__Written instruction__
Reproduce each line exactly.

__Given information__
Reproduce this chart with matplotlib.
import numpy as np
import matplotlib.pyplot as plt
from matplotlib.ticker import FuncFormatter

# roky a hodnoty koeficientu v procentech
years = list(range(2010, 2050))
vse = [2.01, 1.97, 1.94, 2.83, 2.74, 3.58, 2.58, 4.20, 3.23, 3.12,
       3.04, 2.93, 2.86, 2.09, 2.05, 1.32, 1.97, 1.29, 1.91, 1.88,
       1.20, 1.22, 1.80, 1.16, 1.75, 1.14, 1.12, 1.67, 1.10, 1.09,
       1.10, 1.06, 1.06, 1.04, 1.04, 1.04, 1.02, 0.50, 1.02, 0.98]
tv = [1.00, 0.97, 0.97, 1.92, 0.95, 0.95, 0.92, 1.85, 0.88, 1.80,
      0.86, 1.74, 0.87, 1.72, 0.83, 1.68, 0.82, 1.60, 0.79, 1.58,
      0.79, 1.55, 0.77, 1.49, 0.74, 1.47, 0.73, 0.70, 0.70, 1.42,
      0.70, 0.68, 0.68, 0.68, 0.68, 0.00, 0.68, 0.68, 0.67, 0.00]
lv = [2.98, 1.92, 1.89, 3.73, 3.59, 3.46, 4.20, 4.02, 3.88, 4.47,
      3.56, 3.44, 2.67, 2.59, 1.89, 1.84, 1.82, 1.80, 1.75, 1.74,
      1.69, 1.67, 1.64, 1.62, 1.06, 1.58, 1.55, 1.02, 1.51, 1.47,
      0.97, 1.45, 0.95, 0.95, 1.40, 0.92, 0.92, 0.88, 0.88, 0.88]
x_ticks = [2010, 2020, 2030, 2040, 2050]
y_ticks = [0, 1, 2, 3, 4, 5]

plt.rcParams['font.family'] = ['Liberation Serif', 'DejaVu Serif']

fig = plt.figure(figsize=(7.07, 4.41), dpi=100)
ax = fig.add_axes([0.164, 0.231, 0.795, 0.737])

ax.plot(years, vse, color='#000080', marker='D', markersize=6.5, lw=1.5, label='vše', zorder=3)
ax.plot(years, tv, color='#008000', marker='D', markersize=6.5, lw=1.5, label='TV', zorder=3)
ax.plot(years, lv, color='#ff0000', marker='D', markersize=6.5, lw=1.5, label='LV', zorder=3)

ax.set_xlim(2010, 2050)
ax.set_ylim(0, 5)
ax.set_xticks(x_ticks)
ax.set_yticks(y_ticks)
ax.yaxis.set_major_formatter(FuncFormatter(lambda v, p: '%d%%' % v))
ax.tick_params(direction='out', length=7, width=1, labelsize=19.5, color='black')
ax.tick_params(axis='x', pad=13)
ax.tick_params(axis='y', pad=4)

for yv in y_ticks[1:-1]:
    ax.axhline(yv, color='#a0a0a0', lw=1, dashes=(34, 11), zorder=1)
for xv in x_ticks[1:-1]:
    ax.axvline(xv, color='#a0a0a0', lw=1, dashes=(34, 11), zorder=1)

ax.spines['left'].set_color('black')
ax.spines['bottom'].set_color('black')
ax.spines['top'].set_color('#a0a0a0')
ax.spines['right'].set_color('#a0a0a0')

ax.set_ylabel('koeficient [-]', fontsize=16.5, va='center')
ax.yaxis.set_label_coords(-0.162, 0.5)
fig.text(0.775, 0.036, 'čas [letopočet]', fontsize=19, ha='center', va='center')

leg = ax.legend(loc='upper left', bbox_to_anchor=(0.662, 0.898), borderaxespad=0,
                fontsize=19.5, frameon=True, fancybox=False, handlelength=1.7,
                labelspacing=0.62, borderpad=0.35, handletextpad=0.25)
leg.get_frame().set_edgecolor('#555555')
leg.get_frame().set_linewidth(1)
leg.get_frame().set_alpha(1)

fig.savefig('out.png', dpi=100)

__Worked solution__
Reproduce this chart with matplotlib.
import numpy as np
import matplotlib.pyplot as plt
from matplotlib.ticker import FuncFormatter

# roky a hodnoty koeficientu v procentech
years = list(range(2010, 2050))
vse = [2.01, 1.97, 1.94, 2.83, 2.74, 3.58, 2.58, 4.20, 3.23, 3.12,
       3.04, 2.93, 2.86, 2.09, 2.05, 1.32, 1.97, 1.29, 1.91, 1.88,
       1.20, 1.22, 1.80, 1.16, 1.75, 1.14, 1.12, 1.67, 1.10, 1.09,
       1.10, 1.06, 1.06, 1.04, 1.04, 1.04, 1.02, 0.50, 1.02, 0.98]
tv = [1.00, 0.97, 0.97, 1.92, 0.95, 0.95, 0.92, 1.85, 0.88, 1.80,
      0.86, 1.74, 0.87, 1.72, 0.83, 1.68, 0.82, 1.60, 0.79, 1.58,
      0.79, 1.55, 0.77, 1.49, 0.74, 1.47, 0.73, 0.70, 0.70, 1.42,
      0.70, 0.68, 0.68, 0.68, 0.68, 0.00, 0.68, 0.68, 0.67, 0.00]
lv = [2.98, 1.92, 1.89, 3.73, 3.59, 3.46, 4.20, 4.02, 3.88, 4.47,
      3.56, 3.44, 2.67, 2.59, 1.89, 1.84, 1.82, 1.80, 1.75, 1.74,
      1.69, 1.67, 1.64, 1.62, 1.06, 1.58, 1.55, 1.02, 1.51, 1.47,
      0.97, 1.45, 0.95, 0.95, 1.40, 0.92, 0.92, 0.88, 0.88, 0.88]
x_ticks = [2010, 2020, 2030, 2040, 2050]
y_ticks = [0, 1, 2, 3, 4, 5]

plt.rcParams['font.family'] = ['Liberation Serif', 'DejaVu Serif']

fig = plt.figure(figsize=(7.07, 4.41), dpi=100)
ax = fig.add_axes([0.164, 0.231, 0.795, 0.737])

ax.plot(years, vse, color='#000080', marker='D', markersize=6.5, lw=1.5, label='vše', zorder=3)
ax.plot(years, tv, color='#008000', marker='D', markersize=6.5, lw=1.5, label='TV', zorder=3)
ax.plot(years, lv, color='#ff0000', marker='D', markersize=6.5, lw=1.5, label='LV', zorder=3)

ax.set_xlim(2010, 2050)
ax.set_ylim(0, 5)
ax.set_xticks(x_ticks)
ax.set_yticks(y_ticks)
ax.yaxis.set_major_formatter(FuncFormatter(lambda v, p: '%d%%' % v))
ax.tick_params(direction='out', length=7, width=1, labelsize=19.5, color='black')
ax.tick_params(axis='x', pad=13)
ax.tick_params(axis='y', pad=4)

for yv in y_ticks[1:-1]:
    ax.axhline(yv, color='#a0a0a0', lw=1, dashes=(34, 11), zorder=1)
for xv in x_ticks[1:-1]:
    ax.axvline(xv, color='#a0a0a0', lw=1, dashes=(34, 11), zorder=1)

ax.spines['left'].set_color('black')
ax.spines['bottom'].set_color('black')
ax.spines['top'].set_color('#a0a0a0')
ax.spines['right'].set_color('#a0a0a0')

ax.set_ylabel('koeficient [-]', fontsize=16.5, va='center')
ax.yaxis.set_label_coords(-0.162, 0.5)
fig.text(0.775, 0.036, 'čas [letopočet]', fontsize=19, ha='center', va='center')

leg = ax.legend(loc='upper left', bbox_to_anchor=(0.662, 0.898), borderaxespad=0,
                fontsize=19.5, frameon=True, fancybox=False, handlelength=1.7,
                labelspacing=0.62, borderpad=0.35, handletextpad=0.25)
leg.get_frame().set_edgecolor('#555555')
leg.get_frame().set_linewidth(1)
leg.get_frame().set_alpha(1)

fig.savefig('out.png', dpi=100)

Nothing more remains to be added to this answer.